FTX crypto CEO Sam Bankman-Fried pleads not guilty in Manhattan federal court

Bankman-Fried has been free on bond at his parents' home in California.

January 3, 2023, 3:08 PM

Disgraced crypto executive Sam Bankman-Fried pleaded not guilty to federal criminal charges in Manhattan on Tuesday and was tentatively scheduled to stand trial Oct. 2.

Bankman-Fried, instantly recognizable by his mop of unkempt hair, appeared before Judge Lewis Kaplan in a dark suit and tie. His mother sat behind him in the spectator benches.

The former CEO of bankrupt crypto exchange FTX did not speak during the hearing. His attorney, Mark Cohen, entered the not guilty plea on his behalf.

"He pleads not guilty to all counts," Cohen said.

Bankman-Fried has been charged with eight counts of fraud and conspiracy. Federal prosecutors have alleged Bankman-Fried orchestrated one of the "biggest financial frauds in American history" by steering billions in FTX customer and investor money and funneling it to his privately controlled hedge fund Alameda Research.

Other funds were used to buy lavish real estate and to make tens of millions in political donations, court records said.

PHOTO: FTX founder Sam Bankman-Fried leaves Manhattan Federal Court after his arraignment and bail hearings on Dec. 22, 2022, in New York.
FTX founder Sam Bankman-Fried leaves Manhattan Federal Court after his arraignment and bail hearings on Dec. 22, 2022, in New York.
Michael M. Santiago/Getty Images

The number of victims of the FTX fraud could exceed 1 million, a prosecutor said during Tuesday's hearing.

"FTX was the second-largest crypto exchange," the prosecutor, Danielle Sassoon, said.

Before his arrest last month, Bankman-Fried insisted in numerous interviews, including one with ABC News, that he did not know about any improper use of funds from customers of now-bankrupt crypto exchange FTX.

Bankman-Fried has been free on bond and subject to electronic monitoring while living at his parents' home in Palo Alto, California. The judge added a condition of release that prevents Bankman-Fried from accessing or transferring assets from FTX or Alameda Research.

Reflecting the complexity of the case, federal prosecutors announced Tuesday they were bringing additional resources to bear in an attempt to track down stolen billions that disappeared from FTX.

Bankman-Fried was extradited from the Bahamas, where he lived in a multimillion-dollar mansion, on Dec. 21.

Two of his former colleagues, Caroline Ellison and Gary Wang, have pleaded guilty and agreed to cooperate with prosecutors.

"We prepared certain quarterly balance sheets that concealed the extent of Alameda's borrowing and the billions of dollars in loans that Alameda had made to FTX executives and to related parties.
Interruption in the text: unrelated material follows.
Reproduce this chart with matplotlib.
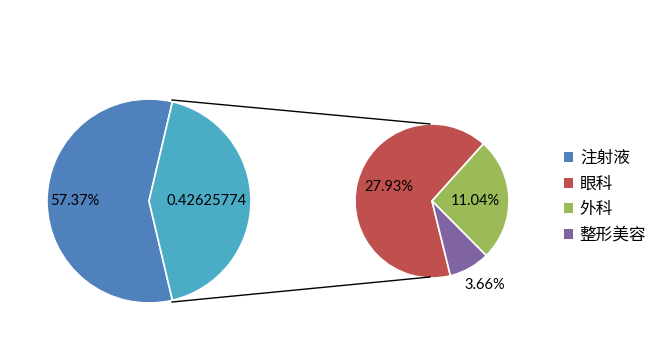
import matplotlib.pyplot as plt
from matplotlib.patches import Patch

plt.rcParams['font.family'] = ['Lato', 'Noto Sans CJK SC', 'DejaVu Sans']

# data
main_labels = ['注射液', '其他']
main_values = [57.37, 42.625774]
main_texts = ['57.37%', '0.42625774']

sub_labels = ['眼科', '外科', '整形美容']
sub_values = [27.93, 11.04, 3.66]
sub_texts = ['27.93%', '11.04%', '3.66%']

legend_labels = ['注射液', '眼科', '外科', '整形美容']

main_colors = ['#4F81BD', '#4BACC6']
sub_colors = ['#C0504D', '#9BBB59', '#8064A2']
legend_colors = ['#4F81BD', '#C0504D', '#9BBB59', '#8064A2']

W, H = 655, 358
fig = plt.figure(figsize=(W / 100, H / 100), dpi=100)
ax = fig.add_axes([0, 0, 1, 1])

# pixel-like coordinates
c1, r1 = (149, H - 201), 102
c2, r2 = (432, H - 201), 77

other_frac = main_values[1] / sum(main_values)
w1, _ = ax.pie(main_values, colors=main_colors, center=c1, radius=r1,
               startangle=-other_frac * 180, counterclock=False,
               wedgeprops=dict(edgecolor='white', linewidth=1.2))

# secondary pie: green slice begins at ~48 deg
red_frac = sub_values[0] / sum(sub_values)
w2, _ = ax.pie(sub_values, colors=sub_colors, center=c2, radius=r2,
               startangle=48 + red_frac * 360, counterclock=False,
               wedgeprops=dict(edgecolor='white', linewidth=1.2))

# connector lines
ax.plot([172, 430], [H - 100, H - 124], color='black', lw=1)
ax.plot([172, 430], [H - 302, H - 277], color='black', lw=1)

# data labels
fs = 10.5
ax.text(75, H - 201, main_texts[0], ha='center', va='center', fontsize=fs)
ax.text(207, H - 201, main_texts[1], ha='center', va='center', fontsize=fs)
ax.text(389, H - 187, sub_texts[0], ha='center', va='center', fontsize=fs)
ax.text(475, H - 201, sub_texts[1], ha='center', va='center', fontsize=fs)
ax.text(485, H - 285, sub_texts[2], ha='center', va='center', fontsize=fs)

handles = [Patch(facecolor=c, edgecolor='none') for c in legend_colors]
ax.legend(handles, legend_labels, loc='upper left', bbox_to_anchor=(564 / W, 1 - 150 / H),
          frameon=False, fontsize=12, handlelength=0.55, handleheight=0.55,
          handletextpad=0.4, labelspacing=0.58, borderpad=0, borderaxespad=0)

ax.set_xlim(0, W)
ax.set_ylim(0, H)
ax.set_aspect('equal')
ax.axis('off')

fig.savefig('out.png', dpi=100)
I also understood that FTX had not disclosed to FTX's equity investors that Alameda could borrow a potentially unlimited amount from FTX, thereby putting customer assets at risk," Ellison said during her closed-door plea hearing last month, according to a transcript obtained by ABC News.

Ellison, former CEO of Alameda and girlfriend of Bankman-Fried, pleaded guilty to seven counts. Wang, co-founder of FTX with Bankman-Fried, pleaded guilty to to four counts.